Then you should support partioning Ukraine instead of the Ukrainian government since there's a lot of pro-Russian Ukrainians.
If the majority of another country's population voluntarily decides on a national partition, such as in Czechoslovakia post-communism, then it's none of my business.
But no such proposal is supported by the average Ukrainian. Among the Russian minority, perhaps, but ethnic minorities have no right to steal part of a country from its longstanding ethnic majority without their consent. Especially when said minority already has a country elsewhere.
Because they're denouncing their east Slavic Orthodox culture in favor of western neocolonial hegemony
Wrong. Ukrainians are still ethnically and linguistically Slavic, while many/most are still practitioners of Eastern Orthodox Christianity. And nothing about that will change if they join the EU and NATO.
Just like, say, Bulgaria.
What kind of friend overthrows a western neocolonial globohomo puppet government for you to bring you back home? Idk man, sounds like a terrible friend.
Ukraine held open presidential and parliamentary elections in 2014 (after the revolution, in which the main pro-Russia party was free to take part but stupidly chose to boycott it) and then again in 2019.
Which is to say that the current government in Kyiv was popularly and fairly elected by the Ukrainian public.
If the 2014 elections didn't completely legitimize the new government, then the 2019 elections did, as by that time the terms for all pre-revolution officials (such as Yanukovych) had expired.
Liberation from western neocolonialism.
Again, the Ukrainians didn't feel like they needed liberation from anything except Russia.
People were getting tired of the Soviet Union, times and attitudes change.
Then Russia should've put it to a vote.
Demand a second (and internationally monitored) referendum on Ukrainian independence from Russia, with the threat of violence if the Ukrainian government refused, coupled with a promise of absolute non-interference in Ukraine's sovereign affairs going forward if the second referendum proves continued support for an independent Ukraine.
But instead of a vote, they just invaded.
And that referendum was for independence, not a denouncement and cutting ties with Russia.
Not in 1991 perhaps, but the country's later track record demonstrated a popular will toward integration with the EU.
In February 2013, the Verkhovna Rada voted overwhelmingly (with 90% in favor) to take steps to implement the EU's "recommendations" for political reform as a condition for ratifying the EU Association Agreement.

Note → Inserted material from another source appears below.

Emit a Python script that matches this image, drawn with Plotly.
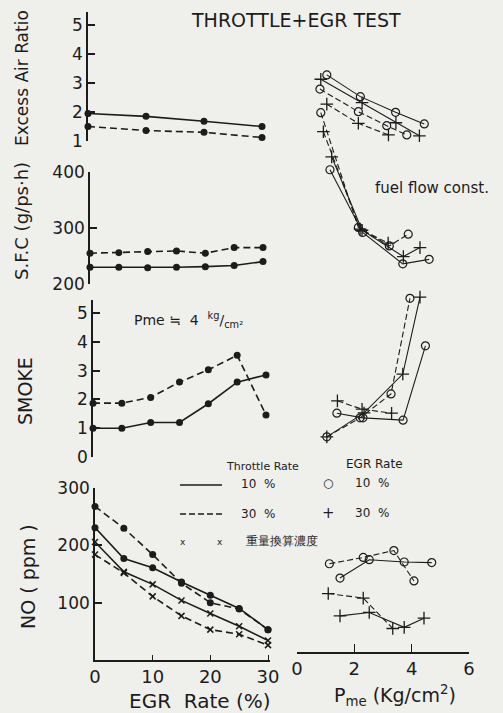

A few short weeks after this, the Yanukovych government passed a plan to further promote Ukraine's integration with the EU. The process only stalled when the government proved unwilling to release Yulia Tymoshenko, a political prisoner.
Had the EU been willing to let that one issue slide, I suppose Ukraine would be an EU member state today. But my point is that the country clearly wished for closer ties with Europe, and that even Yanukovych had apparently wanted as much too.
Ukraine is fine being independent if they stick with Russia instead of sucking up to the west.
Russia's friends are almost all dictators. Not a good deal for the average citizen of these countries. "Sticking with Russia" sucks booty and the Ukrainians had every right to reject that.
Russia wasn't a colonial power.
In that case, neither was Britain, Spain, or France.
Even if Ukraine did voluntary associate itself with the west, that's just evidence of internalized colonialism and being coons.
In other words, if the Ukrainians chose any partner besides Russia, that was proof of them being brainwashed so their choice had to be taken from them so they'd choose the "right" way?
Wow. No wonder Russia's neighbors dislike Russia. The country feels entitled to own them forever, free will be damned.
And why is popular sovereignty important?
Because that's the basis of international law? Because without that, there'd be nothing but constant wars of aggression even in the 21st century?
Attitudes change with time, and people can be misled.
If that happens, then people will eventually get smart and elect better leaders. But if people are "misled" into a bad dictatorship, they can never undo their mistake.
Your staunch support of democracy and demand to enforce it on the whole world just shows your snobbish northwestern Anglo-Germanic supremacist attitudes.
The idea that people of all races and skin colors should be allowed and empowered to choose the governments over them is racist?
And if they have no such right, then why was Western colonialism wrong? Does the ethnic background of your tyrannical overlords really matter?